Top public health officials from Clackamas, Clark, Columbia, Multnomah and Washington counties came together Thursday afternoon to urge residents to practice social distancing—maintaining a 3-foot distance between themselves and others—and to explain the distinction between social distancing and a government order to shelter in place.

That has become a point of contention in the race to contain the spread of COVID-19. Some health care figures have said they favor the more draconian step of sheltering in place—and Portland Mayor Ted Wheeler has begun drafting an order to do that—while Gov. Kate Brown and state public health officials have said they are not ready to take that step.

On Thursday evening, California Gov. Gavin Newsom issued a statewide shelter in place order.

Portland-area health officers had said several hours earlier they didn't think that was yet necessary.

"We weighed in recently on the question of whether our elected officials should consider a shelter in place order similar to that in the San Francisco Bay Area," said the officers, led by tri-county health officer Dr. Jennifer Vines, in a joint statement this afternoon.

Typically, Vines noted, shelter in place orders are used for short-term disruptions, such as hurricanes, fires, earthquakes or other disasters of shorter duration. Nobody knows how long the COVID-19 pandemic will last, and health officials described the physical and mental health risks of forcing people to remain inside.

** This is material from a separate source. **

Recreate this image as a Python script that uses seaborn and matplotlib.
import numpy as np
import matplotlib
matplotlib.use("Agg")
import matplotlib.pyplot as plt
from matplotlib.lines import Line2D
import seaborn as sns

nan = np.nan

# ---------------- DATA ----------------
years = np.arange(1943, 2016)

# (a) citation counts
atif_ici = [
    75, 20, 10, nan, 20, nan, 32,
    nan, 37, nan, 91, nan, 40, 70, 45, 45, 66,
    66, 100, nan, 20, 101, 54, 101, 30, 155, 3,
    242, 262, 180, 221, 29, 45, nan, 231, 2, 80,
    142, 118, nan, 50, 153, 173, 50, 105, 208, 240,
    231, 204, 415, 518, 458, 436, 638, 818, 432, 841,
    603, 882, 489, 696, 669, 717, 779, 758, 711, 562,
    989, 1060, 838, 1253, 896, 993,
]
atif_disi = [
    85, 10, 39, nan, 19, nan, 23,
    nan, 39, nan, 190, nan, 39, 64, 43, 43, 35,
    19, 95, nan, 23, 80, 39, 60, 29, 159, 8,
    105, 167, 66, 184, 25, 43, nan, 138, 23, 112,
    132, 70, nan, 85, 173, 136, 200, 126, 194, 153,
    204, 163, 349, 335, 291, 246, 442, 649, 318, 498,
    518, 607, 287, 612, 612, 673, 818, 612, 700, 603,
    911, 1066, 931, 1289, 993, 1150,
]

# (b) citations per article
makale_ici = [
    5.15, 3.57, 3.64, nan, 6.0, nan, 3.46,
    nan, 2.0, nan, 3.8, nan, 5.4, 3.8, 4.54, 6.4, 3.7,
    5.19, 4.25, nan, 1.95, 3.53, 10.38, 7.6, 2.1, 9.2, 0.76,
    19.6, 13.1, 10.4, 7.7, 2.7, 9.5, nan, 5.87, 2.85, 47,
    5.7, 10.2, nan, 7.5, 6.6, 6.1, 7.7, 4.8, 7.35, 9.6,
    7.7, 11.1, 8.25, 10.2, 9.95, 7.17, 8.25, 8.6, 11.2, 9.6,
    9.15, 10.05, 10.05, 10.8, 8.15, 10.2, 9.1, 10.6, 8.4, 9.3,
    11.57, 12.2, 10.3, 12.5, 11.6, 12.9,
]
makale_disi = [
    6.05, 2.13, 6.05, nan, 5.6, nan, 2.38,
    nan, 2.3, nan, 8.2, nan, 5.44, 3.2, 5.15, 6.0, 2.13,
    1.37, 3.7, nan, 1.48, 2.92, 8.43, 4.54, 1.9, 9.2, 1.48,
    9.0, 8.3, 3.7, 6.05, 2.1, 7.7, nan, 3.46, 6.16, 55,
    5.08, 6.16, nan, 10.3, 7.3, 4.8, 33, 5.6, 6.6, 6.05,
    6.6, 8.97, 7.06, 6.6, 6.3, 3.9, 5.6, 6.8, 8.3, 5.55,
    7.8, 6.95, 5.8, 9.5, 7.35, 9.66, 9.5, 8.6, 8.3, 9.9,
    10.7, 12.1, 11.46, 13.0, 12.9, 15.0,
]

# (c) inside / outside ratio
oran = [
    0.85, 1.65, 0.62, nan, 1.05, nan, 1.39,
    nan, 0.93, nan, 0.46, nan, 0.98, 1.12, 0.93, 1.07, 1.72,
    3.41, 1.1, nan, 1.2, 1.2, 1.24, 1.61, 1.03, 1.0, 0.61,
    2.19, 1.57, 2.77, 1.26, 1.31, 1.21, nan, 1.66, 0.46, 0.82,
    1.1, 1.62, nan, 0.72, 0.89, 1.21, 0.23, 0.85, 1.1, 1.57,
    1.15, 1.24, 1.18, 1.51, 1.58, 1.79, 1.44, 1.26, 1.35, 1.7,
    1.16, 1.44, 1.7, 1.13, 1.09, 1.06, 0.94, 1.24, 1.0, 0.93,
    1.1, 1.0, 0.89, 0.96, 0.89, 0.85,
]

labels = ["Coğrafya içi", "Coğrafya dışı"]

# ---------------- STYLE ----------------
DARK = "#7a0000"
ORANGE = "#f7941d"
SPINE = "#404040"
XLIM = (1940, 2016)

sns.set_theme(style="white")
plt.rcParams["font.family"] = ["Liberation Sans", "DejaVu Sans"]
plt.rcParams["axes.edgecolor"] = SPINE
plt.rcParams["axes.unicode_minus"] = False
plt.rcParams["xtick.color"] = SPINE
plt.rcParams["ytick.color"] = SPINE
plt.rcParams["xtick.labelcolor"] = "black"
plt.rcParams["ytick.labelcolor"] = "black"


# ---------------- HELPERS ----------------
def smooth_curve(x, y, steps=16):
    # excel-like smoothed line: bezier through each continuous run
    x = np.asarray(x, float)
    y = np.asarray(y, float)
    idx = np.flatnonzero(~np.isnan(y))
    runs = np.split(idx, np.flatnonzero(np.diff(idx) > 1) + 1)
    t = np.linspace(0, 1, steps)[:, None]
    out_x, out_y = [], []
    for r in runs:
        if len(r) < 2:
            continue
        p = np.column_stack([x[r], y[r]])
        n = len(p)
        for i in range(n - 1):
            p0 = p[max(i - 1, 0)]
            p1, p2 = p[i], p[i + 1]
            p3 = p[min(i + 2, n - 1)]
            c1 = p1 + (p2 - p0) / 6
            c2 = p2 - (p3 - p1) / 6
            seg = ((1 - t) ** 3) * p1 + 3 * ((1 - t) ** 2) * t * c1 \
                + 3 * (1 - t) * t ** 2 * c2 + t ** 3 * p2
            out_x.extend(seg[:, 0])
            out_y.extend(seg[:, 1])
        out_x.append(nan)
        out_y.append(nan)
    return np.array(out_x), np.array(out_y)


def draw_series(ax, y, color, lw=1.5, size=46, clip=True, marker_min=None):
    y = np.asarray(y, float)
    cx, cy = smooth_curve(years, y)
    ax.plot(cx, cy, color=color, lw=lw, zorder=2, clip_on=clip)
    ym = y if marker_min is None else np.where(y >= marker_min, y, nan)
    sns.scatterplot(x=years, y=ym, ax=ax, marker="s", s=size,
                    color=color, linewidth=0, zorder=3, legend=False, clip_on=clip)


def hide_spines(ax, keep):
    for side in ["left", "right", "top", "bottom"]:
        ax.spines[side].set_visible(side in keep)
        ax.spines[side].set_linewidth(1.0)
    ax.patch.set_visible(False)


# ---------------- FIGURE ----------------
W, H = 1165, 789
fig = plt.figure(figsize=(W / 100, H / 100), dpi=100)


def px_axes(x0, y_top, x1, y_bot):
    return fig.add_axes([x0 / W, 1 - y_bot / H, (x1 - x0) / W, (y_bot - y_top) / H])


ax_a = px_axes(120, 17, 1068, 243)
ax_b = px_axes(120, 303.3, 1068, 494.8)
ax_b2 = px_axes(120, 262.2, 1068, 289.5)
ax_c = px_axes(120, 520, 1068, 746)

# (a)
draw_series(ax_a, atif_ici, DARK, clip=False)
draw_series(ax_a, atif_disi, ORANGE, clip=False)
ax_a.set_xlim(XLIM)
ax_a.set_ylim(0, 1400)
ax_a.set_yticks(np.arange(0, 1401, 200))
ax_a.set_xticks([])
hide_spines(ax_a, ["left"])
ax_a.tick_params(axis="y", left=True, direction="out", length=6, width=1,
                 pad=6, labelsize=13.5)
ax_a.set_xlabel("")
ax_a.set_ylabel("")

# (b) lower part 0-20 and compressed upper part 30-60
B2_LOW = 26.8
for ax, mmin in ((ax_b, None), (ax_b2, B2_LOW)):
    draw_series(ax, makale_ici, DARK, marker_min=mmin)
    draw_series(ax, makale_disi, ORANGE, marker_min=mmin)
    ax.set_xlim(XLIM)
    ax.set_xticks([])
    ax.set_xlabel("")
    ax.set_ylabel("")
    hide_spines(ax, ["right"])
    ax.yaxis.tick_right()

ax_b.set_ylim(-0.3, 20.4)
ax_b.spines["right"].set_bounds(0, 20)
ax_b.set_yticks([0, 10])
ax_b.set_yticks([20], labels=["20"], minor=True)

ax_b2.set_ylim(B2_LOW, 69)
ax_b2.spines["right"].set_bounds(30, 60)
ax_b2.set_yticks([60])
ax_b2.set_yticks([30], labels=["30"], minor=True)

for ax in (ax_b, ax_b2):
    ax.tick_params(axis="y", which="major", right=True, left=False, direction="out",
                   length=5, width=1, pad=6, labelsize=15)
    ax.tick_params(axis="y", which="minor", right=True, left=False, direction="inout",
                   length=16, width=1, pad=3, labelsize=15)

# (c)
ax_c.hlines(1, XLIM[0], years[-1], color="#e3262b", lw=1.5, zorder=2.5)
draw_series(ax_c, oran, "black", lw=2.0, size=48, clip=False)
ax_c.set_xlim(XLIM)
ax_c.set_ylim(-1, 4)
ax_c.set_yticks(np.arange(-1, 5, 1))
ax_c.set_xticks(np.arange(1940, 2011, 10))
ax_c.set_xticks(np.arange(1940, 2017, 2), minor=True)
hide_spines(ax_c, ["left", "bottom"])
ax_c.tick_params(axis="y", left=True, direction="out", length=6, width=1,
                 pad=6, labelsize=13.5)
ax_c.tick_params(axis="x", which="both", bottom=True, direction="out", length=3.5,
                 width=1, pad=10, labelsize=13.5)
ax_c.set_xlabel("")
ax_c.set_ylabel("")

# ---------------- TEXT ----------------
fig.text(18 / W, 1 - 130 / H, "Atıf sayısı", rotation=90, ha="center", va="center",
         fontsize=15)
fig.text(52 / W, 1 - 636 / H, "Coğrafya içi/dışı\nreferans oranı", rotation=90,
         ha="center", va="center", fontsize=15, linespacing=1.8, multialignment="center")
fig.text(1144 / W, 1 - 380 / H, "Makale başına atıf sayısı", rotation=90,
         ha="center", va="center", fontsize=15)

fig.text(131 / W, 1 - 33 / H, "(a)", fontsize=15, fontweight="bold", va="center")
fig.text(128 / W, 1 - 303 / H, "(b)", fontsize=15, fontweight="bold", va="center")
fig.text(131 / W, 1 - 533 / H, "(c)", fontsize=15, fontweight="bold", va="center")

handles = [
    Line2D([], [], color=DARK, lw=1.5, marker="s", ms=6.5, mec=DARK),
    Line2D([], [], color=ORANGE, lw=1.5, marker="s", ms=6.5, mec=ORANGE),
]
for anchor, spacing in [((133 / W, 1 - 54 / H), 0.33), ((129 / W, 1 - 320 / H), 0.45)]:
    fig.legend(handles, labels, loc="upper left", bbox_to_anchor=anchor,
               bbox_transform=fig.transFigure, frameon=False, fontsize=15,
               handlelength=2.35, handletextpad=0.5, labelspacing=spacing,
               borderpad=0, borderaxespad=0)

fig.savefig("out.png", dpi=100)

"To be clear, we fully support the spirit of such an order and strongly encourage everyone to avoid all types of gatherings of more than 20 people, and smaller is better," they said. "We support physical distancing and policies that support limiting interactions in workplaces and businesses. That said, we are obligated to carefully consider the effect of such a policy on our population, including the downsides. There are unintended consequences to a local or statewide shelter in place order that can disproportionately affect marginalized populations in rural and urban parts of our state."

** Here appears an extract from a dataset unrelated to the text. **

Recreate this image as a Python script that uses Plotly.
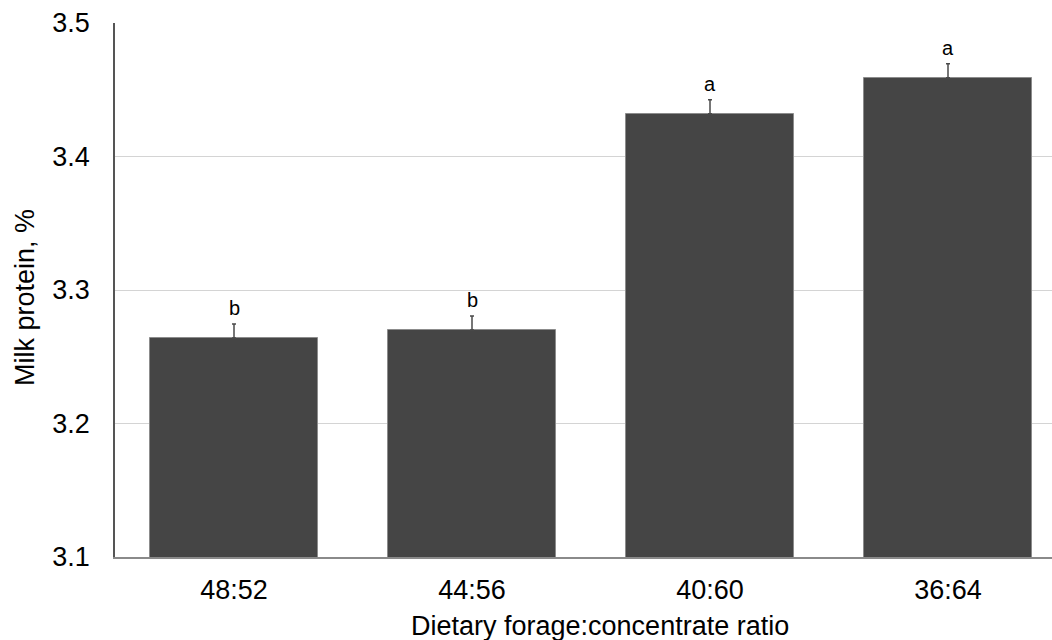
import plotly.graph_objects as go

categories = ["48:52", "44:56", "40:60", "36:64"]
milk_protein = [3.264, 3.270, 3.432, 3.459]
sem = [0.0105, 0.0105, 0.0105, 0.0105]
sem_minus = [0, 0, 0, 0]
letters = ["b", "b", "a", "a"]
y_ticks = [3.1, 3.2, 3.3, 3.4, 3.5]

W, H = 1052, 640
L, T, B = 115, 23, 83
plot_w = W - L
cat_px = 238.0
x_hi = -0.5 + plot_w / cat_px
plot_h = H - T - B

FONT = "Liberation Sans, Arial, Helvetica, sans-serif"

fig = go.Figure()
fig.add_trace(go.Bar(
    x=list(range(len(categories))),
    y=milk_protein,
    width=0.71,
    marker=dict(color="#454545", line=dict(color="#8c8c8c", width=1)),
    error_y=dict(type="data", array=sem, arrayminus=sem_minus, symmetric=False,
                 visible=True, color="#4a4a4a", thickness=1.5, width=2),
    showlegend=False,
))

for i, (v, e, t) in enumerate(zip(milk_protein, sem, letters)):
    fig.add_annotation(x=i, y=v + e, text=t, showarrow=False, yanchor="bottom",
                       yshift=3, font=dict(family=FONT, size=20, color="black"))

fig.add_annotation(xref="paper", yref="paper",
                   x=(600 - L) / plot_w, y=(557 - 626) / plot_h,
                   text="Dietary forage:concentrate ratio", showarrow=False,
                   xanchor="center", yanchor="middle",
                   font=dict(family=FONT, size=27, color="black"))
fig.add_annotation(xref="paper", yref="paper",
                   x=(25 - L) / plot_w, y=(557 - 298) / plot_h, textangle=-90,
                   text="Milk protein, %", showarrow=False,
                   xanchor="center", yanchor="middle",
                   font=dict(family=FONT, size=27, color="black"))

fig.update_layout(
    width=W, height=H,
    margin=dict(l=L, r=0, t=T, b=B),
    plot_bgcolor="white", paper_bgcolor="white",
    bargap=0,
    font=dict(family=FONT, color="black"),
    xaxis=dict(
        range=[-0.5, x_hi],
        tickmode="array", tickvals=list(range(len(categories))), ticktext=categories,
        showgrid=False, zeroline=False,
        showline=True, linecolor="#8a8a8a", linewidth=1.5,
        ticks="", ticklabelstandoff=8,
        tickfont=dict(family=FONT, size=27, color="black"),
    ),
    yaxis=dict(
        range=[3.1, 3.5],
        tickmode="array", tickvals=y_ticks, ticktext=[f"{v:.1f}" for v in y_ticks],
        showgrid=True, gridcolor="#d4d4d4", gridwidth=1,
        zeroline=False,
        showline=True, linecolor="#555555", linewidth=1.5,
        ticks="", ticklabelstandoff=18,
        tickfont=dict(family=FONT, size=27, color="black"),
    ),
)

fig.write_html("out.html")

In response to questions from reporters, Vines and her colleagues from other counties explained their thinking.

Vines said she understood why Mayor Wheeler would prepare such an order.

"Elected officials feel a huge responsibility," she said.

But clearly the concept of ordering people to practice social distancing is a step beyond merely asking them to do so.

"We are obligated," Vines added, "to make sure we have put in place a policy of allowing people to comply voluntarily first."